Look at the data below and print exactly the lines from its first line through the line with "colors = ['#a7bddb', '#c90022', '#0a2e5e']"; the pictures stay out of the copy.

→ **Raw data**:
--- begin ---
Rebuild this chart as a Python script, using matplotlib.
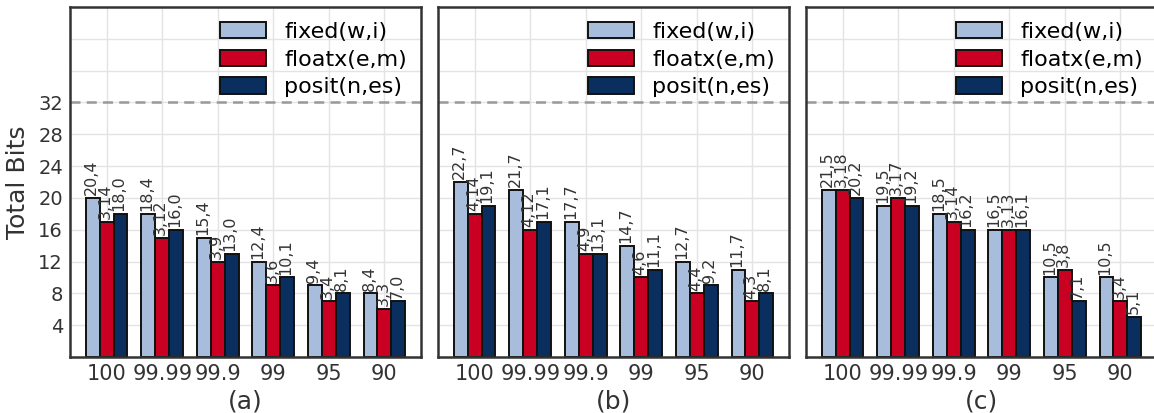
import matplotlib
matplotlib.use('Agg')
import matplotlib.pyplot as plt
import numpy as np

categories = ['100', '99.99', '99.9', '99', '95', '90']
series_names = ['fixed(w,i)', 'floatx(e,m)', 'posit(n,es)']
colors = ['#a7bddb', '#c90022', '#0a2e5e']

# panel (a)
fixed_a = [20, 18, 15, 12, 9, 8]
floatx_a = [17, 15, 12, 9, 7, 6]
posit_a = [18, 16, 13, 10, 8, 7]
fixed_a_lbl = ['20,4', '18,4', '15,4', '12,4', '9,4', '8,4']
floatx_a_lbl = ['3,14', '3,12', '3,9', '3,6', '3,4', '3,3']
posit_a_lbl = ['18,0', '16,0', '13,0', '10,1', '8,1', '7,0']

# panel (b)
fixed_b = [22, 21, 17, 14, 12, 11]
floatx_b = [18, 16, 13, 10, 8, 7]
posit_b = [19, 17, 13, 11, 9, 8]
fixed_b_lbl = ['22,7', '21,7', '17,7', '14,7', '12,7', '11,7']
floatx_b_lbl = ['4,14', '4,12', '4,9', '4,6', '4,4', '4,3']
posit_b_lbl = ['19,1', '17,1', '13,1', '11,1', '9,2', '8,1']

# panel (c)
fixed_c = [21, 19, 18, 16, 10, 10]
floatx_c = [21, 20, 17, 16, 11, 7]
posit_c = [20, 19, 16, 16, 7, 5]
fixed_c_lbl = ['21,5', '19,5', '18,5', '16,5', '10,5', '10,5']
floatx_c_lbl = ['3,18', '3,17', '3,14', '3,13', '3,8', '3,4']
posit_c_lbl = ['20,2', '19,2', '16,2', '16,1', '7,1', '5,1']

panels = [
    ('(a)', [fixed_a, floatx_a, posit_a], [fixed_a_lbl, floatx_a_lbl, posit_a_lbl]),
    ('(b)', [fixed_b, floatx_b, posit_b], [fixed_b_lbl, floatx_b_lbl, posit_b_lbl]),
    ('(c)', [fixed_c, floatx_c, posit_c], [fixed_c_lbl, floatx_c_lbl, posit_c_lbl]),
]

W, H = 1154, 413
fig = plt.figure(figsize=(W / 100, H / 100), dpi=100)
lefts = [70, 438, 806]
axw = 351
bottom, top = 357, 7
x = np.arange(len(categories))
bw = 0.25

for i, (title, vals, lbls) in enumerate(panels):
    ax = fig.add_axes([lefts[i] / W, 1 - bottom / H, axw / W, (bottom - top) / H])
    ax.set_axisbelow(True)
    ax.grid(True, color='#e3e3e3', linewidth=1.0)
    for k in range(3):
        pos = x + (k - 1) * bw
        ax.bar(pos, vals[k], bw, color=colors[k], edgecolor='#111111',
               linewidth=1.4, label=series_names[k], zorder=2)
        for px, v, t in zip(pos, vals[k], lbls[k]):
            ax.annotate(t, (px, v), xytext=(-1, 2), textcoords='offset points',
                        rotation=90, ha='center', va='bottom',
                        fontsize=11.5, color='#333333')
    ax.axhline(32, color='#999999', linestyle='--', linewidth=1.8, dashes=(4, 2.5), zorder=1)
    ax.set_xlim(-0.66, 5.66)
    ax.set_ylim(0, 44)
    ax.set_xticks(x)
    ax.set_xticklabels(categories, fontsize=15, color='#333333')
    ax.set_yticks(range(4, 44, 4))
    if i == 0:
        ax.set_yticklabels([str(v) if v <= 32 else '' for v in range(4, 44, 4)],
                           fontsize=14, color='#333333')
        ax.set_ylabel('Total Bits', fontsize=18, color='#333333', labelpad=6)
    else:
        ax.set_yticklabels([])
    ax.tick_params(length=0, pad=5)
    ax.set_xlabel(title, fontsize=18, color='#333333', labelpad=4)
    for s in ax.spines.values():
        s.set_color('#333333')
        s.set_linewidth(1.8)
    ax.legend(loc='upper right', frameon=False, fontsize=16,
              handlelength=2.1, handleheight=0.75, labelspacing=0.34,
              handletextpad=0.8, borderaxespad=0.2,
              bbox_to_anchor=(0.998, 0.995))

fig.savefig('out.png', dpi=100)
--- end ---
→ **Response to this task**:
Rebuild this chart as a Python script, using matplotlib.
import matplotlib
matplotlib.use('Agg')
import matplotlib.pyplot as plt
import numpy as np

categories = ['100', '99.99', '99.9', '99', '95', '90']
series_names = ['fixed(w,i)', 'floatx(e,m)', 'posit(n,es)']
colors = ['#a7bddb', '#c90022', '#0a2e5e']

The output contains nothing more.